I periodically explain why and how to fix entitlements.
Here’s my latest attempt, as part of a conversation with David McIntosh of the Club for Growth.
A few months ago, I shared some alarming CBO data about the ever-growing burden of government.
But rather than regurgitate that data, let’s look at the most-recent Financial Report of the United States Government, published each year by the Treasury Department.
There are dozens of tables and graphs in the report, but this excerpt from the executive summary captures the magnitude of America’s fiscal challenge.
At the risk of understatement, $79 trillion is a lot of money.
That number should be scary, but it’s probably not scary enough, because “PV” refers to “present value.”
So what the report is really saying is that we would need to set aside an extra $79 trillion of revenue today to cover the entitlement promises of politicians over the next 75 years.
And that’s far more than twice the size of the entire economy.
This is why I keep pointing out there we face an unavoidable choice of doing something good (entitlement reform) or doing something bad (massive tax increases).
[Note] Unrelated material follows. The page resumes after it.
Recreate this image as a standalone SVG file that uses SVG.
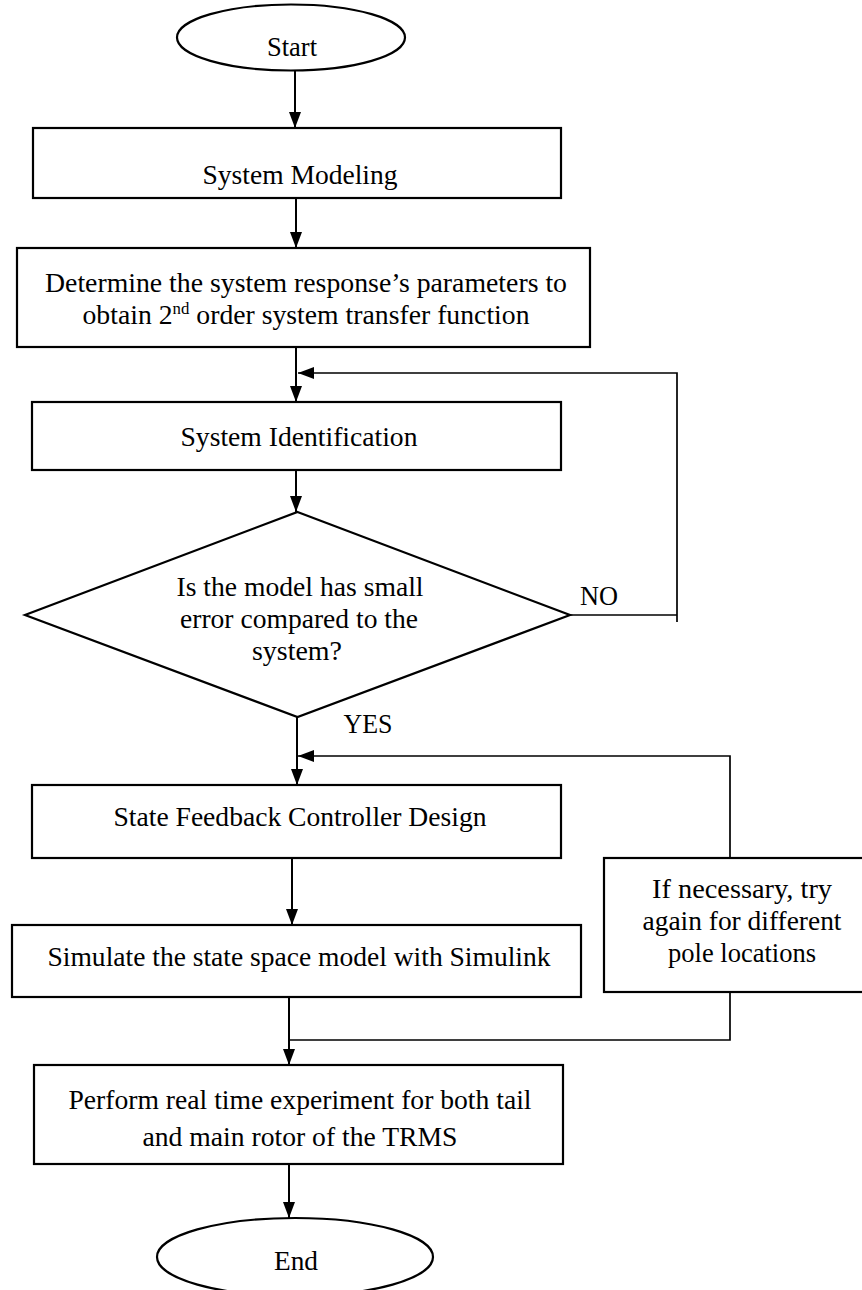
<svg xmlns="http://www.w3.org/2000/svg" width="862" height="1290" viewBox="0 0 862 1290">
  <style>
    .shape { fill: #ffffff; stroke: #000000; stroke-width: 2.2; }
    .conn { fill: none; stroke: #000000; stroke-width: 2; }
    .loop { fill: none; stroke: #000000; stroke-width: 1.7; }
    text { font-family: "Liberation Serif", "Times New Roman", serif; font-size: 28px; fill: #000000; text-anchor: middle; }
  </style>
  <defs>
    <marker id="arrow" markerUnits="userSpaceOnUse" markerWidth="16" markerHeight="12" refX="16" refY="6" orient="auto">
      <path d="M0,0 L16,6 L0,12 z" fill="#000000"/>
    </marker>
  </defs>
  <rect x="0" y="0" width="862" height="1290" fill="#ffffff"/>

  <g id="connectors">
    <line class="conn" x1="295" y1="70" x2="295" y2="128" marker-end="url(#arrow)"/>
    <line class="conn" x1="296" y1="198" x2="296" y2="248" marker-end="url(#arrow)"/>
    <line class="conn" x1="296" y1="347" x2="296" y2="402" marker-end="url(#arrow)"/>
    <line class="conn" x1="296" y1="470" x2="296" y2="512" marker-end="url(#arrow)"/>
    <path class="loop" d="M570,615 H677"/>
    <path class="loop" d="M677,622 V373 H298" marker-end="url(#arrow)"/>
    <line class="conn" x1="297" y1="717" x2="297" y2="785" marker-end="url(#arrow)"/>
    <path class="loop" d="M730,858 V756 H298" marker-end="url(#arrow)"/>
    <line class="conn" x1="292" y1="858" x2="292" y2="925" marker-end="url(#arrow)"/>
    <line class="conn" x1="289" y1="997" x2="289" y2="1065" marker-end="url(#arrow)"/>
    <path class="loop" d="M730,992 V1040 H289"/>
    <line class="conn" x1="289" y1="1164" x2="289" y2="1218" marker-end="url(#arrow)"/>
  </g>

  <g id="start">
    <ellipse class="shape" cx="291" cy="37.5" rx="114" ry="33"/>
    <text x="292" y="56" textLength="50" lengthAdjust="spacingAndGlyphs">Start</text>
  </g>

  <g id="system-modeling">
    <rect class="shape" x="33" y="128" width="528" height="70"/>
    <text x="300" y="184" textLength="195" lengthAdjust="spacingAndGlyphs">System Modeling</text>
  </g>

  <g id="determine">
    <rect class="shape" x="17" y="248" width="573" height="99"/>
    <text x="306" y="292" textLength="522" lengthAdjust="spacingAndGlyphs">Determine the system response’s parameters to</text>
    <text x="306" y="324" textLength="447" lengthAdjust="spacingAndGlyphs">obtain 2<tspan dy="-10" font-size="17">nd</tspan><tspan dy="10"> order system transfer function</tspan></text>
  </g>

  <g id="system-identification">
    <rect class="shape" x="32" y="402" width="529" height="68"/>
    <text x="299" y="446" textLength="237" lengthAdjust="spacingAndGlyphs">System Identification</text>
  </g>

  <g id="decision">
    <polygon class="shape" points="297.5,512 570,615 297.5,717 25,615"/>
    <text x="300" y="596" textLength="247" lengthAdjust="spacingAndGlyphs">Is the model has small</text>
    <text x="299" y="628" textLength="238" lengthAdjust="spacingAndGlyphs">error compared to the</text>
    <text x="297" y="660" textLength="90" lengthAdjust="spacingAndGlyphs">system?</text>
  </g>

  <g id="labels">
    <text x="599" y="605" textLength="38" lengthAdjust="spacingAndGlyphs">NO</text>
    <text x="368" y="733" textLength="49" lengthAdjust="spacingAndGlyphs">YES</text>
  </g>

  <g id="state-feedback">
    <rect class="shape" x="32" y="785" width="529" height="73"/>
    <text x="300" y="826" textLength="373" lengthAdjust="spacingAndGlyphs">State Feedback Controller Design</text>
  </g>

  <g id="simulate">
    <rect class="shape" x="12" y="925" width="569" height="72"/>
    <text x="299" y="966" textLength="503" lengthAdjust="spacingAndGlyphs">Simulate the state space model with Simulink</text>
  </g>

  <g id="retry">
    <rect class="shape" x="604" y="858" width="270" height="134"/>
    <text x="742" y="898" textLength="180" lengthAdjust="spacingAndGlyphs">If necessary, try</text>
    <text x="742" y="930" textLength="199" lengthAdjust="spacingAndGlyphs">again for different</text>
    <text x="742" y="962" textLength="148" lengthAdjust="spacingAndGlyphs">pole locations</text>
  </g>

  <g id="perform">
    <rect class="shape" x="34" y="1065" width="529" height="99"/>
    <text x="300" y="1109" textLength="463" lengthAdjust="spacingAndGlyphs">Perform real time experiment for both tail</text>
    <text x="300" y="1146" textLength="315" lengthAdjust="spacingAndGlyphs">and main rotor of the TRMS</text>
  </g>

  <g id="end">
    <ellipse class="shape" cx="295" cy="1257" rx="138" ry="39"/>
    <text x="296" y="1270" textLength="44" lengthAdjust="spacingAndGlyphs">End</text>
  </g>
</svg>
By the way, the report also contains this table, which basically shows the cost of kicking the can down the road.
It shows that the Biden-Trump policy will increase future pain.
Do they not care because they are very old? Do they not care because of “public choice.” Do they not care because of limited cognitive ability?
I don’t know. But I know that both Trump and Biden are doing something that will cause America to become a European-style welfare state. And that won’t be good for national prosperity.